Los fantasmas moran en las transmisiones de radio o televisión. Pueblan Internet, con su presencia impuesta las veinticuatro horas del día, los siete días de la semana. Cuando los percibimos ya no están más, son huidizos, se escabullen, se escurren ante nuestros ojos como el agua entre las manos. Fantasmal es la voz muerta en el teléfono, del otro lado de la línea, que llega a nosotros desfasada, cuando ya no existe. El eco es el fantasma de un sonido.

Fantasmal es la luz de las estrellas, que llega a nosotros cientos de años después de haber sido emitida o incluso cuando la estrella ya no existe.

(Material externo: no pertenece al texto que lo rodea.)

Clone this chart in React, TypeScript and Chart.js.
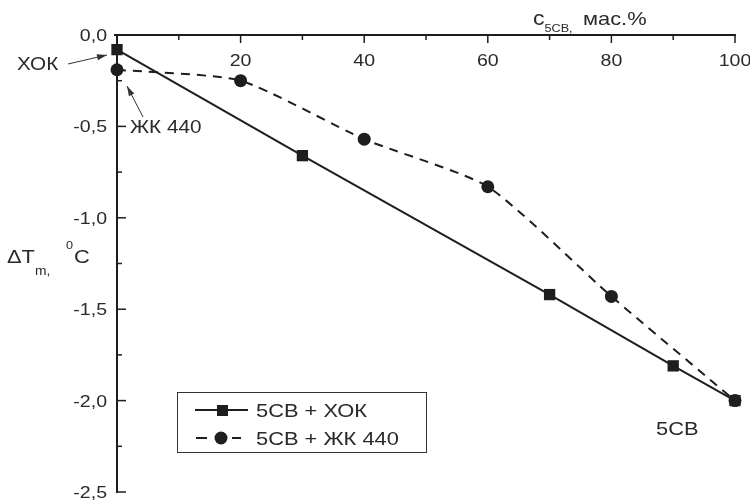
import React, { useEffect, useRef } from "react";
import { Chart, registerables } from "chart.js";

Chart.register(...registerables);

// ---- data ----
const xokX = [0, 30, 70, 90, 100];
const xokY = [-0.08, -0.66, -1.42, -1.81, -2.0];
const zhkX = [0, 20, 40, 60, 80, 100];
const zhkY = [-0.19, -0.25, -0.57, -0.83, -1.43, -2.0];
const seriesNames = ["5CB + ХОК", "5CB + ЖК 440"];

const xMajorTicks = [0, 20, 40, 60, 80, 100];
const xTickLabels = ["", "20", "40", "60", "80", "100"];
const xMinorTicks = [10, 30, 50, 70, 90];
const yMajorTicks = [0, -0.5, -1.0, -1.5, -2.0, -2.5];
const yTickLabels = ["0,0", "-0,5", "-1,0", "-1,5", "-2,0", "-2,5"];
const yMinorTicks = [-0.25, -0.75, -1.25, -1.75, -2.25];

const FONT = '"Liberation Sans", Arial, sans-serif';
const INK = "#1e1e1e";
const TXT = "#2a2a2a";
const SX = 1.15;

function txt(ctx: CanvasRenderingContext2D, s: string, x: number, y: number, size: number, align: CanvasTextAlign = "left", sx = SX) {
  ctx.save();
  ctx.font = `${size}px ${FONT}`;
  ctx.fillStyle = TXT;
  ctx.textBaseline = "alphabetic";
  ctx.textAlign = align;
  ctx.translate(x, y);
  ctx.scale(sx, 1);
  ctx.fillText(s, 0, 0);
  const w = ctx.measureText(s).width * sx;
  ctx.restore();
  return w;
}

function seg(ctx: CanvasRenderingContext2D, x1: number, y1: number, x2: number, y2: number) {
  ctx.beginPath();
  ctx.moveTo(x1, y1);
  ctx.lineTo(x2, y2);
  ctx.stroke();
}

function arrow(ctx: CanvasRenderingContext2D, x1: number, y1: number, x2: number, y2: number) {
  ctx.save();
  ctx.strokeStyle = "#333";
  ctx.fillStyle = "#333";
  ctx.lineWidth = 1;
  seg(ctx, x1, y1, x2, y2);
  const a = Math.atan2(y2 - y1, x2 - x1);
  const L = 10, W = 3;
  ctx.beginPath();
  ctx.moveTo(x2, y2);
  ctx.lineTo(x2 - L * Math.cos(a) + W * Math.sin(a), y2 - L * Math.sin(a) - W * Math.cos(a));
  ctx.lineTo(x2 - L * Math.cos(a) - W * Math.sin(a), y2 - L * Math.sin(a) + W * Math.cos(a));
  ctx.closePath();
  ctx.fill();
  ctx.restore();
}

const axesPlugin = {
  id: "customAxes",
  beforeDatasetsDraw(chart: any) {
    const { ctx, chartArea, scales } = chart;
    const { left, right, top, bottom } = chartArea;
    const xs = scales.x, ys = scales.y;
    ctx.save();
    ctx.strokeStyle = INK;
    ctx.lineWidth = 2;
    seg(ctx, left - 3, top, right + 1, top);
    seg(ctx, left, top, left, bottom + 1);
    ctx.lineWidth = 1.5;
    xMajorTicks.forEach((v, i) => {
      const px = xs.getPixelForValue(v);
      seg(ctx, px, top, px, top + 8);
      if (xTickLabels[i]) txt(ctx, xTickLabels[i], px, top + 31, 17, "center");
    });
    xMinorTicks.forEach((v) => {
      const px = xs.getPixelForValue(v);
      seg(ctx, px, top, px, top + 5);
    });
    yMajorTicks.forEach((v, i) => {
      const py = ys.getPixelForValue(v);
      seg(ctx, left, py, left + 9, py);
      txt(ctx, yTickLabels[i], left - 10, py + 6, 17, "right");
    });
    yMinorTicks.forEach((v) => {
      const py = ys.getPixelForValue(v);
      seg(ctx, left, py, left + 5, py);
    });
    ctx.restore();
  },
  afterDraw(chart: any) {
    const { ctx } = chart;
    ctx.save();
    // x axis title: c_5CB, мас.%
    let x = 533;
    x += txt(ctx, "c", x, 25, 20);
    x += txt(ctx, "5CB", x, 32, 11);
    txt(ctx, ",", x, 32, 11);
    txt(ctx, "мас.%", 583, 25, 19);
    // y axis title: ΔT_m, 0C
    x = 7;
    x += txt(ctx, "ΔT", x, 263, 19);
    x += txt(ctx, "m", x, 275, 12);
    txt(ctx, ",", x, 275, 12);
    txt(ctx, "0", 66, 249, 11);
    txt(ctx, "C", 74, 263, 19);
    // annotations
    txt(ctx, "ХОК", 17, 70, 18);
    arrow(ctx, 68, 64, 107, 55);
    txt(ctx, "ЖК 440", 130, 133, 18);
    arrow(ctx, 143, 117, 127, 86);
    txt(ctx, "5CB", 656, 435, 19);
    // legend
    ctx.strokeStyle = "#333";
    ctx.lineWidth = 1;
    ctx.strokeRect(177.5, 392.5, 249, 60);
    ctx.strokeStyle = INK;
    ctx.fillStyle = INK;
    ctx.lineWidth = 2;
    seg(ctx, 195, 410, 248, 410);
    ctx.fillRect(217, 405, 11, 11);
    seg(ctx, 196, 438, 207, 438);
    seg(ctx, 232, 438, 241, 438);
    ctx.beginPath();
    ctx.arc(221, 438, 6.5, 0, Math.PI * 2);
    ctx.fill();
    txt(ctx, seriesNames[0], 256, 417, 19);
    txt(ctx, seriesNames[1], 256, 445, 19);
    ctx.restore();
  },
};

export default function App() {
  const ref = useRef<HTMLCanvasElement | null>(null);
  useEffect(() => {
    if (!ref.current) return;
    const chart = new Chart(ref.current, {
      type: "line",
      data: {
        datasets: [
          {
            label: seriesNames[0],
            data: xokX.map((v, i) => ({ x: v, y: xokY[i] })),
            borderColor: INK,
            backgroundColor: INK,
            borderWidth: 2,
            pointStyle: "rect",
            pointRadius: 8,
            pointBorderWidth: 0,
            tension: 0,
            clip: false as any,
          },
          {
            label: seriesNames[1],
            data: zhkX.map((v, i) => ({ x: v, y: zhkY[i] })),
            borderColor: INK,
            backgroundColor: INK,
            borderWidth: 2,
            borderDash: [9, 7],
            pointStyle: "circle",
            pointRadius: 6.5,
            pointBorderWidth: 0,
            tension: 0.2,
            clip: false as any,
          },
        ],
      },
      options: {
        animation: false,
        responsive: false,
        layout: { padding: { left: 117, top: 35, right: 15, bottom: 8 } },
        plugins: { legend: { display: false }, tooltip: { enabled: false } },
        scales: {
          x: { type: "linear", min: 0, max: 100, display: false },
          y: { type: "linear", min: -2.5, max: 0, display: false },
        },
      },
      plugins: [axesPlugin],
    });
    return () => chart.destroy();
  }, []);
  return (
    <div style={{ position: "fixed", left: 0, top: 0, width: 750, height: 500, background: "#fff" }}>
      <canvas ref={ref} width={750} height={500} />
    </div>
  );
}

Un espectro real es el reflejo en un espejo, la imagen que el muro de azogue nos devuelve: nuestro doble inmaterial, esa representación nuestra que carece de sustancia y que se mueve, nos mira, imita nuestros movimientos y que un día ha de desafiarnos.

El fantasma más inquietante es aquel que nos ignora, que no nota nuestra presencia, que nos convierte a su vez en espectros. Es atisbar una sombra, un efluvio del pasado, saber que vemos y no podemos ser vistos, que esa imagen sigue cumpliendo una función, ignorante de que está siendo observado por alguien del futuro. Nos carga de una soledad espantosa, de la impotencia de la incomunicación. Somos incapaces de tener acceso a lo pretérito. Porque todos los fantasmas viven en el pasado.

La totalidad de los seres vivos que han existido son o serán espectros, simples reflejos que van descubriendo su condición especular, quizás porque la vida es un trayecto cuyo destino final es la muerte. Para los días venideros somos fantasmas. Formamos parte de un pasado que será. En su momento, quizás alimentemos nuevas historias con nuestras apariciones y descubramos que, en palabras de MIlán Kundera, “la vida está en otra parte”. Y la muerte también.